# Arts and Crafts show



## tomwilson74 (Jul 15, 2018)

This upcoming show has kept me really busy! Here’s a few more I finished today.

Reactions: Like 3 | EyeCandy! 2 | Way Cool 4


----------



## rocky1 (Jul 15, 2018)

Box in walnut is just super sweet! They're all cool, second picture was favorite until I hit the walnut box. That one is just too sweet, eloquent comes to mind in describing it.

Reactions: Thank You! 1 | Agree 4


----------



## tomwilson74 (Jul 15, 2018)

The second pic actually already sold. Shipped it to California to an old Air Force buddy.

Reactions: Like 1


----------



## rocky1 (Jul 15, 2018)

Second one is definitely unique and super cool, don't doubt it sold quick either. 
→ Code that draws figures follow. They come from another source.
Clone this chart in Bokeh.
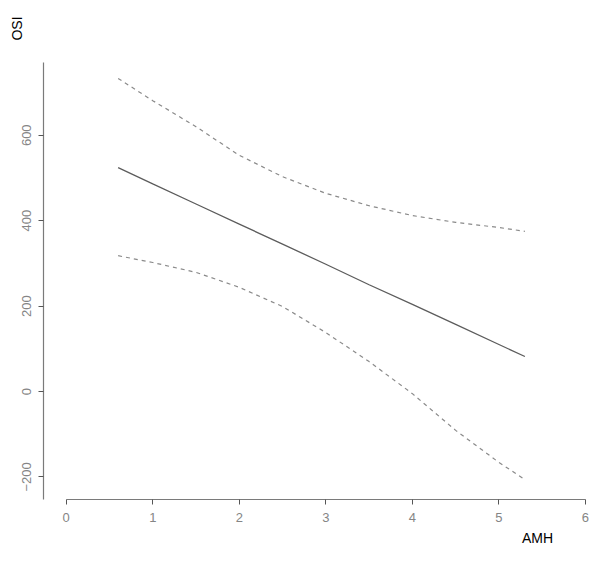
from bokeh.plotting import figure
from bokeh.models import Range1d, FixedTicker, Label
from bokeh.embed import file_html
from bokeh.resources import INLINE
import math

# Data
amh = [0.6, 1.0, 1.5, 2.0, 2.5, 3.0, 3.5, 4.0, 4.5, 5.0, 5.3]
osi_fit = [524, 486, 439, 392, 345, 298, 250, 204, 157, 110, 82]
osi_upper = [733, 681, 620, 553, 503, 464, 435, 412, 396, 384, 375]
osi_lower = [318, 302, 279, 244, 199, 138, 70, -5, -91, -166, -206]

x_ticks = [0, 1, 2, 3, 4, 5, 6]
y_ticks = [-200, 0, 200, 400, 600]

p = figure(width=592, height=554, output_backend="svg", toolbar_location=None,
           x_range=Range1d(-0.759, 6.081), y_range=Range1d(-381.6, 915.5),
           min_border=0)
p.outline_line_color = None
p.xgrid.visible = False
p.ygrid.visible = False
p.background_fill_color = "white"
p.border_fill_color = "white"

p.line(amh, osi_fit, line_color="#5c5c5c", line_width=1.3)
p.line(amh, osi_upper, line_color="#8a8a8a", line_width=1.2, line_dash="4 4")
p.line(amh, osi_lower, line_color="#8a8a8a", line_width=1.2, line_dash="4 4")

axis_col = "#7a7a7a"
lab_col = "#858585"
for ax in (p.xaxis[0], p.yaxis[0]):
    ax.axis_line_color = axis_col
    ax.axis_line_width = 1.2
    ax.major_tick_line_color = "#555555"
    ax.major_tick_out = 5
    ax.major_tick_in = 0
    ax.minor_tick_line_color = None
    ax.major_label_text_color = lab_col
    ax.major_label_text_font = "Liberation Sans"
    ax.major_label_text_font_size = "13px"

p.xaxis[0].ticker = FixedTicker(ticks=x_ticks)
p.xaxis[0].bounds = (0, 6)
p.xaxis[0].fixed_location = -252.9
p.xaxis[0].major_label_standoff = 8
p.yaxis[0].ticker = FixedTicker(ticks=y_ticks)
p.yaxis[0].bounds = (-252.9, 770)
p.yaxis[0].fixed_location = -0.2623
p.yaxis[0].major_label_orientation = "vertical"
p.yaxis[0].major_label_standoff = 7

p.add_layout(Label(x=5.445, y=-344, text="AMH",
                   text_align="center", text_baseline="middle", text_color="black",
                   text_font="Liberation Sans", text_font_size="14px"))
p.add_layout(Label(x=-0.563, y=850, text="OSI",
                   angle=math.pi / 2, text_align="center", text_baseline="middle",
                   text_color="black", text_font="Liberation Sans", text_font_size="14px"))

open("out.html", "w").write(file_html(p, INLINE))
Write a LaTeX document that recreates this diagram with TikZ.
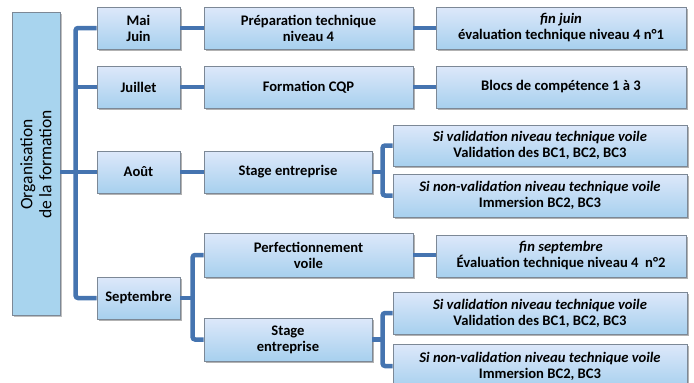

These open another aspect of "boxes" if we were to look at a box challenge calendar.

Reactions: Like 1


----------



## Eric Rorabaugh (Jul 15, 2018)

I agree with Rocky. I like both of those best.

Reactions: Like 1 | Agree 1


----------



## Nature Man (Jul 15, 2018)

I predict a banner show for you! Very appealing work! Chuck

Reactions: Thank You! 1


----------



## Tony (Jul 15, 2018)

Great work Tom! Like the other guys, I really like both of the multi- drawer boxes! Good luck on the show! Tony

Reactions: Thank You! 1


----------



## David Hill (Sep 17, 2018)

Great pieces!!
Really do like your “outa the box” approach. Making me want to try one’r two. Trying to picture something in Mesquite.....

Reactions: Thank You! 1


----------



## barry richardson (Sep 17, 2018)

Nice work! Good luck on the show!

Reactions: Thank You! 1


----------



## ironman123 (Sep 17, 2018)

Super cool pieces.

Reactions: Thank You! 1


----------